--- START Input material ---
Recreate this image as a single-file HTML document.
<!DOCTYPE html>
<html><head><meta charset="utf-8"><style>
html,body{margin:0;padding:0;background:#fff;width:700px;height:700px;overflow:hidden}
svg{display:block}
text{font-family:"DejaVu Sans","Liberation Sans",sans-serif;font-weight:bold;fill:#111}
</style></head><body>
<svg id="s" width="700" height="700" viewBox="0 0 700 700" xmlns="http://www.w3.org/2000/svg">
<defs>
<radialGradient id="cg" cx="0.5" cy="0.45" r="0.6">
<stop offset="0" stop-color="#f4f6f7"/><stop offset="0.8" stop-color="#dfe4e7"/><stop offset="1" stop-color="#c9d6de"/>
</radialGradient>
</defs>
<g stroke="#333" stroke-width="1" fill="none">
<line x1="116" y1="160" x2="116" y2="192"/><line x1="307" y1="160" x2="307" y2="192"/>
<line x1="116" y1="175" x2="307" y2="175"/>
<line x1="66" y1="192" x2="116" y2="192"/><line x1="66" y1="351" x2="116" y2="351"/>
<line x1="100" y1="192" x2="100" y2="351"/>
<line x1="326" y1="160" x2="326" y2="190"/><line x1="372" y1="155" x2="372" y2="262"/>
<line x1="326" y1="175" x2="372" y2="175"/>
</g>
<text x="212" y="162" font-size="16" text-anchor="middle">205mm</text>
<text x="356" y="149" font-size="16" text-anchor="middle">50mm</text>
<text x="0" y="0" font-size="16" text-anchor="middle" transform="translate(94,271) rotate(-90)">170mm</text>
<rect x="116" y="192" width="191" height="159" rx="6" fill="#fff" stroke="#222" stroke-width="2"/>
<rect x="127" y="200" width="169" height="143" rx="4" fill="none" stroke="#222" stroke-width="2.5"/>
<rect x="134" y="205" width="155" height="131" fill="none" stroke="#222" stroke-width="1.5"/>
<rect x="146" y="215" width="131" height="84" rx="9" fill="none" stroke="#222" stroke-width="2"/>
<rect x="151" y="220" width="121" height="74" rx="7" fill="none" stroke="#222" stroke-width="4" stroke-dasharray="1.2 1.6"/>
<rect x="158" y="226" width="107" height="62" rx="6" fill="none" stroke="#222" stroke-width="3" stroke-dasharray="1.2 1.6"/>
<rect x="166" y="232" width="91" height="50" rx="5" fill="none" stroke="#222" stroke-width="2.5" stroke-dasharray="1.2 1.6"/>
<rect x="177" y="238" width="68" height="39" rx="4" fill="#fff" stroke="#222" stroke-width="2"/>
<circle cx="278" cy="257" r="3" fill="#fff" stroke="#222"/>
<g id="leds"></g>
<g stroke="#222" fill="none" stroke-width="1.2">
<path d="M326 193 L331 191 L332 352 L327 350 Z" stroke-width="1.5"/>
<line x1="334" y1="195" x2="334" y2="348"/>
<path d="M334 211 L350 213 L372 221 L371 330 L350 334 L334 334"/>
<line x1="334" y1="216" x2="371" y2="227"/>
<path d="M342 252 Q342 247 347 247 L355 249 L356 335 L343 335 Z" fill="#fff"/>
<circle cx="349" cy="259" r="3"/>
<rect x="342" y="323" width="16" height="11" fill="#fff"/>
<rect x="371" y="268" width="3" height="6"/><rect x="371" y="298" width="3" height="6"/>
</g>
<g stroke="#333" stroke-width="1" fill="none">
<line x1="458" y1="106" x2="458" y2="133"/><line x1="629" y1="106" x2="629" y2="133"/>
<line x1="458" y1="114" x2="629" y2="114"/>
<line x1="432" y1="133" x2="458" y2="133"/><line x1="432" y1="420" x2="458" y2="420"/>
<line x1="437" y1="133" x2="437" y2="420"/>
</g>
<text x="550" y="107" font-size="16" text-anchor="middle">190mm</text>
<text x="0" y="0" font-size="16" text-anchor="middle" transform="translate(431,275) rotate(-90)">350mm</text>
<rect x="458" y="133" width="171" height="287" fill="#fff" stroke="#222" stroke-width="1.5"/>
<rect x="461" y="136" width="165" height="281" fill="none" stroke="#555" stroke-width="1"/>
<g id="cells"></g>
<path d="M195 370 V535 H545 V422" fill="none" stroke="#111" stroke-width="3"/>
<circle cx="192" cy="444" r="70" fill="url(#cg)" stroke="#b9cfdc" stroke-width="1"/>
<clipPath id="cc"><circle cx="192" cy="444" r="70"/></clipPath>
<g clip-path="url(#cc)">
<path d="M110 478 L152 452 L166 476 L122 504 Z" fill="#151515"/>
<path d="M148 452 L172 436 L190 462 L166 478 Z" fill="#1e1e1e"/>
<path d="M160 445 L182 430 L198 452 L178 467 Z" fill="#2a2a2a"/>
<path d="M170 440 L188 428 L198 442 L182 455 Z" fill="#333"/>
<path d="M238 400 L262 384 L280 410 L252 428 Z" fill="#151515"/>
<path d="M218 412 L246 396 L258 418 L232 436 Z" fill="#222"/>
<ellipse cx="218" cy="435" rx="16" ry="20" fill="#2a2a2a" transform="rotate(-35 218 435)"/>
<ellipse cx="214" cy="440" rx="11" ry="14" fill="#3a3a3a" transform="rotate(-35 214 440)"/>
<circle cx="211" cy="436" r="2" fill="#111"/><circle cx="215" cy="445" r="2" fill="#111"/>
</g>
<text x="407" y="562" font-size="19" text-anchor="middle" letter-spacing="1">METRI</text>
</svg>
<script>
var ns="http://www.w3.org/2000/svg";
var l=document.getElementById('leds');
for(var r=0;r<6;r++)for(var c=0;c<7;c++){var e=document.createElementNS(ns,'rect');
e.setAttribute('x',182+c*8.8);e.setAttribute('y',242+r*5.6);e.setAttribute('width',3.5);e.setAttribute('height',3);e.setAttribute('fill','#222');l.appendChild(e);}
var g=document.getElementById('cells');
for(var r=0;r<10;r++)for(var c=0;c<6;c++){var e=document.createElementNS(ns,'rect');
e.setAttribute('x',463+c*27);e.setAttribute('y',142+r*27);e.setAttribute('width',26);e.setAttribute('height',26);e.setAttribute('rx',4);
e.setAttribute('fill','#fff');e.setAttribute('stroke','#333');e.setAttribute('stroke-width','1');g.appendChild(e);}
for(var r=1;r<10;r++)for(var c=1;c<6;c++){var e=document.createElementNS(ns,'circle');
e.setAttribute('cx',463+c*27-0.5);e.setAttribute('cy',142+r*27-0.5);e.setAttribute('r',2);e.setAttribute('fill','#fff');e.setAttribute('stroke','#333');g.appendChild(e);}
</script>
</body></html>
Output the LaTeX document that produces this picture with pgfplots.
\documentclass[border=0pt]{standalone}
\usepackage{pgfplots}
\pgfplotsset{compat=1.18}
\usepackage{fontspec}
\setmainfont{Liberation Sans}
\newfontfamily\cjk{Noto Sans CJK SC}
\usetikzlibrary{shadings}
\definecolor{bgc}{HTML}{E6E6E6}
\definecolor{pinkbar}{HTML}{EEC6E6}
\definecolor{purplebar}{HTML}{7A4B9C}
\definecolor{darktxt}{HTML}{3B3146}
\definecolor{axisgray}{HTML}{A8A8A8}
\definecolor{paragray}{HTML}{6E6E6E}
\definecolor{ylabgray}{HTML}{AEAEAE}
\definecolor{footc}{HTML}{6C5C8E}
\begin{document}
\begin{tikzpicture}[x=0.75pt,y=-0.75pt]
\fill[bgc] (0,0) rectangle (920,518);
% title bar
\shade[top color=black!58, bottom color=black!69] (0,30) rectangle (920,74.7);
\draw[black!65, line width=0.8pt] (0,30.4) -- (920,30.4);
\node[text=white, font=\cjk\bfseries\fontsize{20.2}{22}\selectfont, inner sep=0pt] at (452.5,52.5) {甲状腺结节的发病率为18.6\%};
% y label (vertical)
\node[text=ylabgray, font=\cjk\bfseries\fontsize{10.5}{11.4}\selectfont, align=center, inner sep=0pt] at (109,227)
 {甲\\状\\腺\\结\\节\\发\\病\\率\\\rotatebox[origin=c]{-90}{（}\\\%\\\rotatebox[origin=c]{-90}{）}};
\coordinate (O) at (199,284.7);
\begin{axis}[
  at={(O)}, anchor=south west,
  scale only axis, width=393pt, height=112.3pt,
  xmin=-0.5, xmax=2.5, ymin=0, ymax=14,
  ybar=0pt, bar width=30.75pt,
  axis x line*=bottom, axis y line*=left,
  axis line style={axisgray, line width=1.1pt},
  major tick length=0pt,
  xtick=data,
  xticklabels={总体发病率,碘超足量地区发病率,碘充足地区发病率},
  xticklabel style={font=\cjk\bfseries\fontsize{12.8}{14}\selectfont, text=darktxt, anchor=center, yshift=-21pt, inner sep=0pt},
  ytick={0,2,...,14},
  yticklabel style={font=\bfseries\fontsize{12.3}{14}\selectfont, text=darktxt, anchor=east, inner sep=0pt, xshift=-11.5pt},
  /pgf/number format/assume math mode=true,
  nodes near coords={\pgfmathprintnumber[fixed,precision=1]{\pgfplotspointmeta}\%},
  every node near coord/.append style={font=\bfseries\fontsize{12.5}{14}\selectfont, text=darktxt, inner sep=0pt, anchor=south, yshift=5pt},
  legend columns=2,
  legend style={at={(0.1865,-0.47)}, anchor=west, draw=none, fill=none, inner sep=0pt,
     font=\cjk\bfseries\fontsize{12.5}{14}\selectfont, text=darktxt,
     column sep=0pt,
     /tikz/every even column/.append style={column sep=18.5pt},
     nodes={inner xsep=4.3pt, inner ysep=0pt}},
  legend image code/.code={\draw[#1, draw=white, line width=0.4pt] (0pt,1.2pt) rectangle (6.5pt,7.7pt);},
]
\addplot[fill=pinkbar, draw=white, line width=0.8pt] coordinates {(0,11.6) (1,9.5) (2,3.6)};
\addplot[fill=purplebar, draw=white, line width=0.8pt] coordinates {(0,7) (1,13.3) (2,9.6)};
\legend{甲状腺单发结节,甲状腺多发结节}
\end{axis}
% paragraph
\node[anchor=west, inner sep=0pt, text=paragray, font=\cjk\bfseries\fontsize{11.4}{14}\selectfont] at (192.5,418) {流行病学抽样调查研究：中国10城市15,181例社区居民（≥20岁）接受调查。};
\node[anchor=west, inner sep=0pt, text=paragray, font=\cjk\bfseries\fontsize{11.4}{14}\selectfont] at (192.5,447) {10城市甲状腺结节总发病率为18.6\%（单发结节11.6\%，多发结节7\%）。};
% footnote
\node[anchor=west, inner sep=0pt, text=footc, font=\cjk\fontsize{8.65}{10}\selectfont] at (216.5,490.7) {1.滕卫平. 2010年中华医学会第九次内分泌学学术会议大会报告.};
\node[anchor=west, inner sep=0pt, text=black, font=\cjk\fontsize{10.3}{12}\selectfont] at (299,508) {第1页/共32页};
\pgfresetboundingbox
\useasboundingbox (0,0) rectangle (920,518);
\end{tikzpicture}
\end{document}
--- END Input material ---
_Given request_
Copy every line in the entries above that has the string "this" in it.

_Full output_
Recreate this image as a single-file HTML document.
Output the LaTeX document that produces this picture with pgfplots.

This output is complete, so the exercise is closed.